Nevertheless, most journalists know little of the proposed law, despite the fact that it is targeted at them and will affect their social and professional future. Only one newspaper has even reported on the bill.
"The chief of our publication just briefed us on the overall picture," said journalist Amar R., "but there was no discussion."
"We haven't seen the law, and few journalists are really interested in it," said Amar. "They’re more interested in getting on with their work. In private newspapers such as ours, there’s not much of a union presence."
Amina D., who works for an Arabic-language newspaper, said: "We haven’t seen anything. We asked our boss if we could see it, but since then there’s been silence. He’s even avoiding the editorial offices so he doesn’t get asked questions."

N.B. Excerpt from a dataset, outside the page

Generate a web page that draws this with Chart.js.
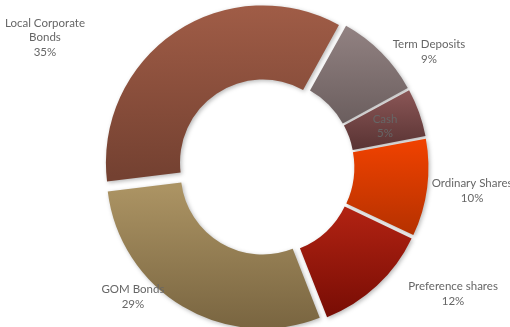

Boukerzaza said at the meeting that he made a point of involving editorial offices since they would be directly affected by the law, and added that the bill had been in the pipeline since before he was appointed to his post. "I’m not making a secret of it; I was the one who decided to block the bill when it was in the secretarial offices of the government. I decided that I should first take the views of journalists into account," he said.
A number of journalists suggested the minister make the bill available online to allow debate by all. Boukerzaza reacted positively to the suggestion, but no such arrangement has yet been made.
He also added that at the end of this initial consultation, a working group would be created to put the finishing touches to the bill before it is submitted to the government.
The initial draft of the bill states that the freedom of the press is an asset which cannot be taken away once given, and that it "cannot be conceived of unless we have a responsible, professional press which respects universally acknowledged ethical considerations," with "adequate working conditions" as an essential prerequisite. This necessarily entails "the creation of a specific professional law setting out the rights and responsibilities of journalists and their employers".
Contributors to the draft bill have spoken of the power that editors have over journalists due to job insecurity, inadequate health and personal insurance coverage, a lack of training, low pay and the instability of the profession, and explain that "the lack of a specific law applicable to the profession is one of the main causes of the current disorganisation."
The draft bill has eight chapters on working relations between journalists and press agencies to be based on a written contract protecting against the "arbitrary use of power and pressures from interest groups". The contract would regulate duration of employment, allocation of hours, overtime, night work and shift work, time off, training and other issues in accordance with the specific nature of the profession. Conscience clauses, freedom of political and union affiliation, copyrights and compulsory special insurance for high-risk assignments are all guaranteed.
The minister set December 8th as the deadline for comments and proposals from press agencies.